Report stirs alarm over sinking city

Report stirs alarm over sinking city


The so-called
The so-called "leaning tower of Rangsit" remains one of the most visible warnings of subsidence in and around Bangkok. This seven-storey apartment block suddenly tilted in April, 2013, and had to be demolished. (Photo by Pongpat Wongyala)

The government should set up a national committee to deal with Bangkok's subsidence to prevent the capital from being submerged, according to the National Reform Council (NRC). 

The issue was raised at an NRC meeting Wednesday by Withaya Kulsomboon, chairman of the NRC panel responsible for drafting a report to address Bangkok's subsidence crisis.

A panel chaired by the prime minister is needed to deal with the crisis of rising sea levels and subsidence, according to the chairman. 

The situation is urgent, and the government may even have to consider relocating Bangkok, said Mr Withaya.

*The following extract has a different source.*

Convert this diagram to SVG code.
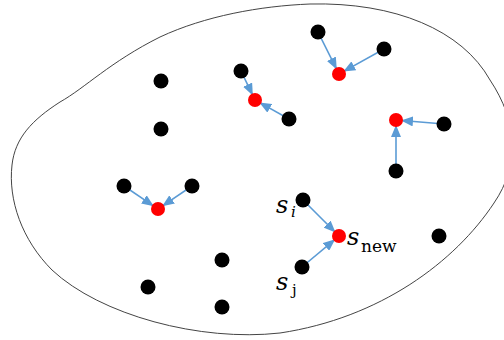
<svg xmlns="http://www.w3.org/2000/svg" width="504" height="340" viewBox="0 0 504 340">
<defs>
<marker id="ah" markerUnits="userSpaceOnUse" markerWidth="12" markerHeight="10" refX="11" refY="5" orient="auto">
<path d="M0,0 L12,5 L0,10 z" fill="#5b9bd5"/>
</marker>
<style>
.b{fill:#000}
.r{fill:#ff0000}
.c{stroke:#5b9bd5;stroke-width:1.6;fill:none;marker-end:url(#ah)}
.m{font-family:"DejaVu Serif",serif;font-style:italic;fill:#000}
.u{font-family:"DejaVu Serif",serif;fill:#000}
</style>
</defs>
<rect width="504" height="340" fill="#fff"/>
<path id="region" d="M310,4 C395,2 462,30 490,80 C518,122 520,165 494,203 C455,262 380,318 280,333 C200,342 100,315 52,270 C22,240 8,200 12,165 C15,138 32,120 60,102 C85,88 110,62 160,37 C205,16 260,6 310,4 Z" fill="none" stroke="#444" stroke-width="1"/>
<g id="connectors">
<line class="c" x1="318" y1="32" x2="336.3" y2="68.6"/>
<line class="c" x1="384" y1="49" x2="344.2" y2="71.1"/>
<line class="c" x1="241" y1="71" x2="252.4" y2="94.6"/>
<line class="c" x1="289" y1="119" x2="260.2" y2="102.9"/>
<line class="c" x1="444" y1="124" x2="402" y2="120.5"/>
<line class="c" x1="396" y1="171" x2="396" y2="126"/>
<line class="c" x1="124" y1="186" x2="153" y2="205.6"/>
<line class="c" x1="192" y1="186" x2="163" y2="205.6"/>
<line class="c" x1="303" y1="200" x2="334.8" y2="231.8"/>
<line class="c" x1="302" y1="267" x2="334.4" y2="239.9"/>
</g>
<g id="r1"><circle class="r" cx="339" cy="74" r="7"/></g>
<g id="r2"><circle class="r" cx="255" cy="100" r="7"/></g>
<g id="r3"><circle class="r" cx="396" cy="120" r="7"/></g>
<g id="r4"><circle class="r" cx="158" cy="209" r="7"/></g>
<g id="snew"><circle class="r" cx="339" cy="236" r="7"/>
<text class="m" x="347" y="245" font-size="24">s</text><text class="u" x="361" y="252" font-size="17">new</text></g>
<g id="b1"><circle class="b" cx="318" cy="32" r="7.5"/></g>
<g id="b2"><circle class="b" cx="384" cy="49" r="7.5"/></g>
<g id="b3"><circle class="b" cx="241" cy="71" r="7.5"/></g>
<g id="b4"><circle class="b" cx="161" cy="81" r="7.5"/></g>
<g id="b5"><circle class="b" cx="161" cy="129" r="7.5"/></g>
<g id="b6"><circle class="b" cx="289" cy="119" r="7.5"/></g>
<g id="b7"><circle class="b" cx="444" cy="124" r="7.5"/></g>
<g id="b8"><circle class="b" cx="396" cy="171" r="7.5"/></g>
<g id="b9"><circle class="b" cx="124" cy="186" r="7.5"/></g>
<g id="b10"><circle class="b" cx="192" cy="186" r="7.5"/></g>
<g id="si"><circle class="b" cx="303" cy="200" r="7.5"/>
<text class="m" x="276" y="213" font-size="24">s</text><text class="m" x="291" y="217" font-size="15">i</text></g>
<g id="b12"><circle class="b" cx="439" cy="236" r="7.5"/></g>
<g id="b13"><circle class="b" cx="222" cy="260" r="7.5"/></g>
<g id="sj"><circle class="b" cx="302" cy="267" r="7.5"/>
<text class="m" x="276" y="290" font-size="24">s</text><text class="u" x="292" y="295" font-size="15">j</text></g>
<g id="b15"><circle class="b" cx="148" cy="287" r="7.5"/></g>
<g id="b16"><circle class="b" cx="222" cy="307" r="7.5"/></g>
</svg>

It should work on a long-term plan, and devise additional laws to protect Bangkok from going underwater, he said, adding that specific agencies should be assigned to implement the measures.

The government also need to increase public awareness of the issue, he said. 

Bangkok and its surrounding areas are only 0.5-2 metres above sea level, creating high risks of sinking and being affected by rising sea levels.

In the past two months, several roads alongside khlongs in Pathum Thani province have suddenly collapsed, flipping vehicles and in this case collapsed again, trapping maintenance equipment sent to the rescue. (Post Today photo)

According to panel member Sucharit Koontanakulvong, if nothing is done, Bangkok might be underwater in less than two decades.

The report found the city's subsidence is partly a result of groundwater pumping, which removed underground water faster than it could be replaced, compressing the soil.

Another aggravating factor is the excessive construction of buildings, which weigh heavily on the land, said Mr Withaya.

Bangkok has 4,000 buildings with between 8-20 floors, and 700 of more than 20 floors.

In addition, sea levels in the Gulf of Thailand continue to rise annually.

The NRC voted 166-to-5, with four abstentions, to accept the report's findings.

The council asked the panel to review the report once more and then send it to the cabinet within seven days.

One idea is to build barriers from Si Racha district of Chon Buri to Hua Hin district of Prachuap Khiri Khan to prevent the capital from being submerged and hold off coastal erosion, said Mr Sucharit, adding that the project would cost 500 billion baht.